CEO of the Australian Chamber – James Pearson.
The Australian Chamber is part of a global network of chambers of commerce representing more than six million businesses of all sizes and sectors across over 100 countries.
We work towards a world where peace, sustainable economic growth and shared prosperity are underpinned by rules-based, open multilateral trade and investment.
That’s why we welcome the signing of the Comprehensive and Progressive Agreement for Trans-Pacific Partnership (CPTPP) in Santiago, Chile this week amid the turmoil caused by governments and trading blocs threatening tariffs and countermeasures elsewhere.
The US threats to impose new tariffs on steel and aluminium have concentrated our minds on what “free trade” means.
Frequently the discussion in trade policy circles is about “modern” trade issues like services trade or digital economy issues.
But these recent threats, along with earlier tariffs imposed by India on pulses that impact on Australian exporters, highlight that old-fashioned tariff battles are still to be won.

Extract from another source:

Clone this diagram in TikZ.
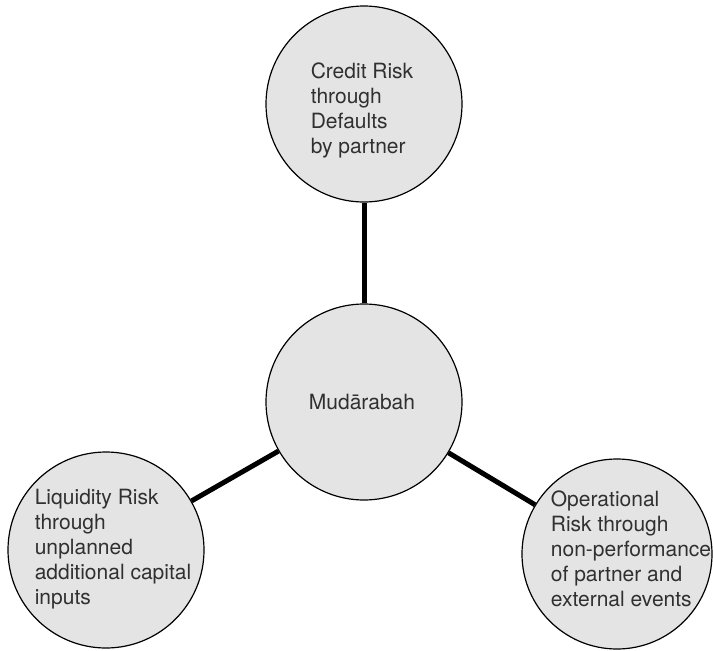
\documentclass[tikz,border=0pt]{standalone}
\usepackage{fontspec}
\setmainfont{TeX Gyre Heros}
\definecolor{bubblefill}{HTML}{E4E4E4}
\definecolor{bubbletext}{HTML}{303030}
\tikzset{
    bubble/.style={circle, draw=black, line width=1.2pt, fill=bubblefill, minimum size=196pt, inner sep=0pt},
    bubbletxt/.style={inner sep=0pt, align=left, text=bubbletext, font=\fontsize{21}{25}\selectfont},
    spoke/.style={line width=5pt, black}
}
\begin{document}
\begin{tikzpicture}[x=1pt, y=-1pt]
                \useasboundingbox (0,0) rectangle (713,651);
                \node[bubble] (hub) at (364,402) {};
                \node[bubble] (credit) at (364,104) {};
                \node[bubble] (liquidity) at (106,550) {};
                \node[bubble, minimum size=190pt] (operational) at (617,554) {};
                \draw[spoke] (hub) -- (credit);
                \draw[spoke] (hub) -- (liquidity);
                \draw[spoke] (hub) -- (operational);
                \node[bubbletxt] (hubtext) at (362,402) {Mudārabah};
                \node[bubbletxt] (credittext) at (362,110) {Credit Risk\\through\\Defaults\\by partner};
                \node[bubbletxt] (liquiditytext) at (113,549) {Liquidity Risk\\through\\unplanned\\additional capital\\inputs};
                \node[bubbletxt] (operationaltext) at (631,549) {Operational\\Risk through\\non-performance\\of partner and\\external events};
            \end{tikzpicture}
\end{document}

President Trump’s announcement has triggered retaliatory proposals from other nations and trading blocs like the EU.
In a week that sees our Government trying to defend and improve market access for our exporters, and hoping to make it easier and cheaper to import from other countries in the CPTPP pact, it’s timely to consider how trade can serve our country even better.
Despite efforts to negotiate improved trading arrangements with others, Australia retains some tariffs and other trade barriers.
As the tariff debate is highlighting, tariffs are a tax on imports.
They increase the costs to Australian business and families, just as increasing US steel and aluminium tariffs will increase costs for American business and households.
While some are calling for Australia to retaliate with new tariffs, this would only make worse the negative impacts tariffs have on our economy.
But there is another way.
Just as President Trump has decided to unilaterally increase tariffs, so too can Governments unilaterally reduce tariffs and relax other trade restrictions.
The Australian Chamber would like to see governments, including our own, unilaterally phase out remaining tariffs and reduce other barriers to trade over time.
It might be unfashionable to say it, in these days when nationalism and protectionism are on the rise, but Australia benefits when we make it easier to trade and invest, and for Australians and people from overseas to visit, study or work in each other’s countries.
Retaining barriers that make this harder than it needs to be only reduces the opportunities for Australians to have the jobs, living standards and opportunities to which they aspire.